:: Data shown ::

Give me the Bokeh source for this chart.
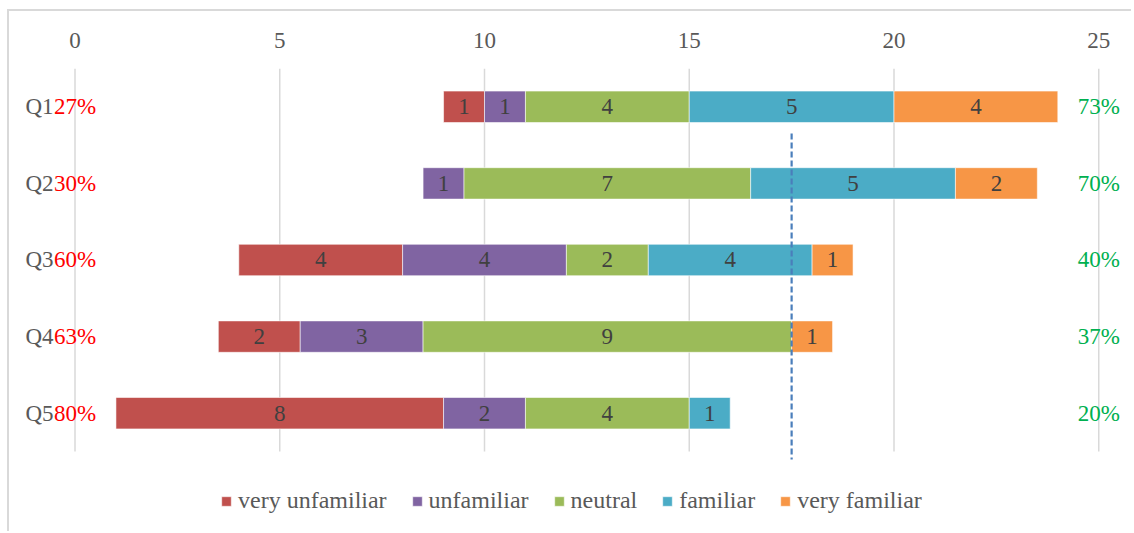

:::
:: Data shown ::

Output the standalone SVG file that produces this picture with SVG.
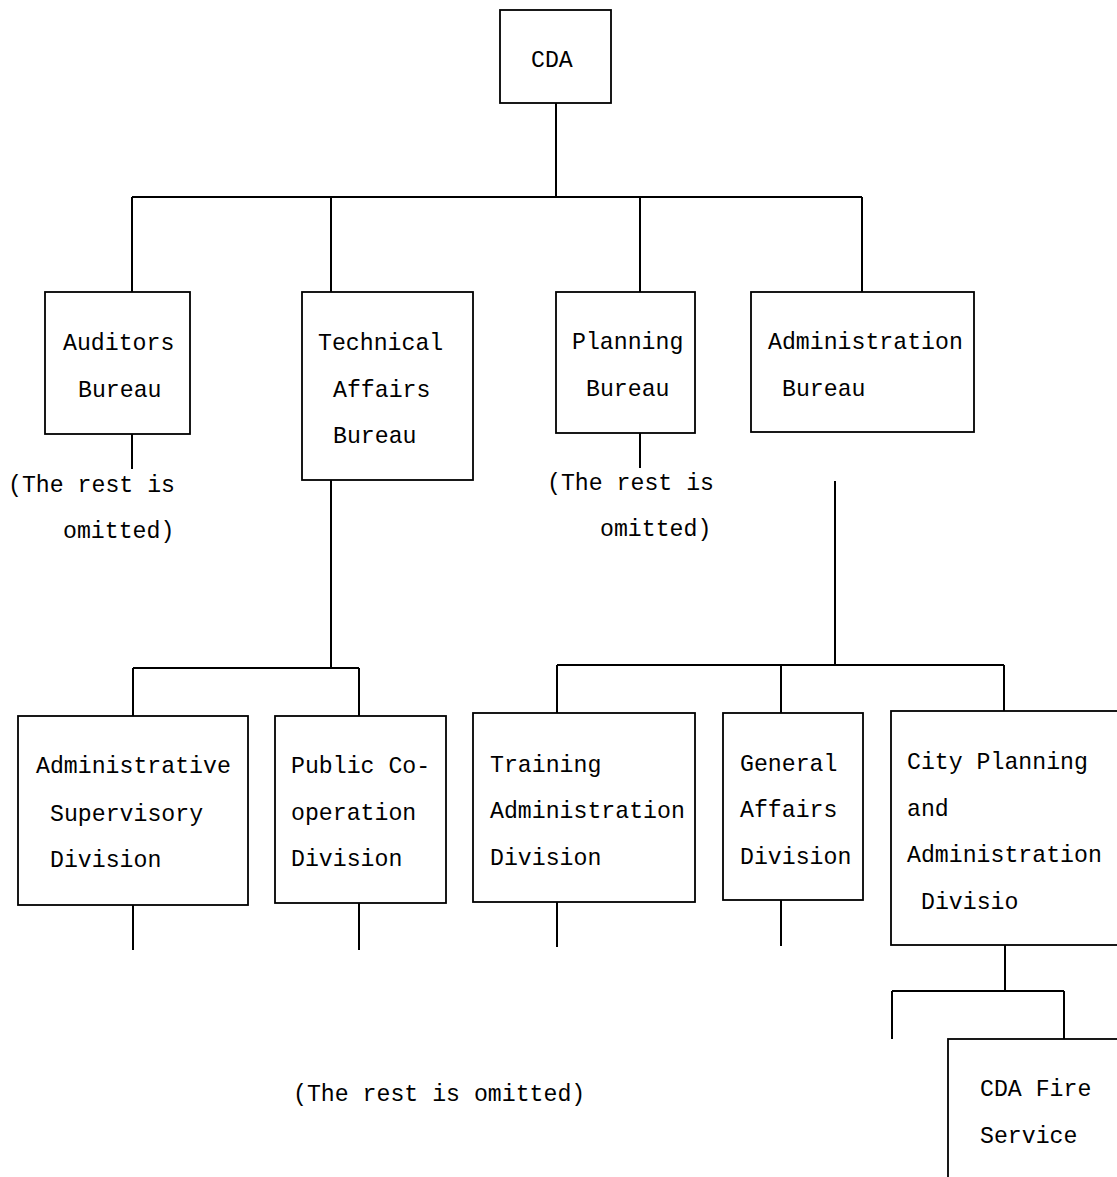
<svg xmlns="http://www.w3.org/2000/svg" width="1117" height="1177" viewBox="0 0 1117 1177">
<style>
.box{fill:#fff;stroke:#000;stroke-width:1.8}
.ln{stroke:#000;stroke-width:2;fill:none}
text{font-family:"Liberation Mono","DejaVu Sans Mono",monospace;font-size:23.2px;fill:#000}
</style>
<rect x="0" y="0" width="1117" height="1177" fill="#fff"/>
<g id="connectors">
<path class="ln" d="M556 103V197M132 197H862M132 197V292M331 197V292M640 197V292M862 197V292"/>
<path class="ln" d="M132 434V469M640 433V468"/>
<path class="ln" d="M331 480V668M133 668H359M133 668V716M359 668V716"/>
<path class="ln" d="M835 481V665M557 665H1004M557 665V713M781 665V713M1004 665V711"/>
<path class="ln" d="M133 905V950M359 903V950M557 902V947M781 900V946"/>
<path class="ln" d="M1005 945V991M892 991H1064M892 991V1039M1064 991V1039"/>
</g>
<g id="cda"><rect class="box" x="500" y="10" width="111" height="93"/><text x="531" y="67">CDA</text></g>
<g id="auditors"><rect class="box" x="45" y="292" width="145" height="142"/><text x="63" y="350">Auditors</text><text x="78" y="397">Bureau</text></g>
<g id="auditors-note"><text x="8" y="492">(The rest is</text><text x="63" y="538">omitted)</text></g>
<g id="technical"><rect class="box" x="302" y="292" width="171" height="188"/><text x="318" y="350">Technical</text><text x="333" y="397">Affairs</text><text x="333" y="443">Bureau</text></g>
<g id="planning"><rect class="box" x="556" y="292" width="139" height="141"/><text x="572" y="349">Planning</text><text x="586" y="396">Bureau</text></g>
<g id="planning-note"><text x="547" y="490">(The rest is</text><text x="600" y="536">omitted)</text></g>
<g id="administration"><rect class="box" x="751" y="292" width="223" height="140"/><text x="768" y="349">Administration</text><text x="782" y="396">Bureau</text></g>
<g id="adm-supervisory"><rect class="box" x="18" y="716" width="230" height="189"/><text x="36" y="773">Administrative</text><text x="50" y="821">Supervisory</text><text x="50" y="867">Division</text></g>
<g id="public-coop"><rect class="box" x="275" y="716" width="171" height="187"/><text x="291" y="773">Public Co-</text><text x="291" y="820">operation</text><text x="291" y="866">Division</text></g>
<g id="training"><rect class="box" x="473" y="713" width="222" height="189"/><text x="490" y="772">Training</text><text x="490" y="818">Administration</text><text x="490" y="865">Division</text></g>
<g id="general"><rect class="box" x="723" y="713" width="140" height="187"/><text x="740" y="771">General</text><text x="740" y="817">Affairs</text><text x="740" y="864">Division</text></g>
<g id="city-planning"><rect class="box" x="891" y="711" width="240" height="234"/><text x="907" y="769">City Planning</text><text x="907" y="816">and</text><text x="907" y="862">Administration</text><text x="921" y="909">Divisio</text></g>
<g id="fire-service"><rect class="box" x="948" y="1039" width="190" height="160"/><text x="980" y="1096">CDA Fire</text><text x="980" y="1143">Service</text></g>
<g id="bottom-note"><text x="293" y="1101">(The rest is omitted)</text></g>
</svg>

:::

Work out how many lines of the data hold the string "this". Reply with that number alone.

2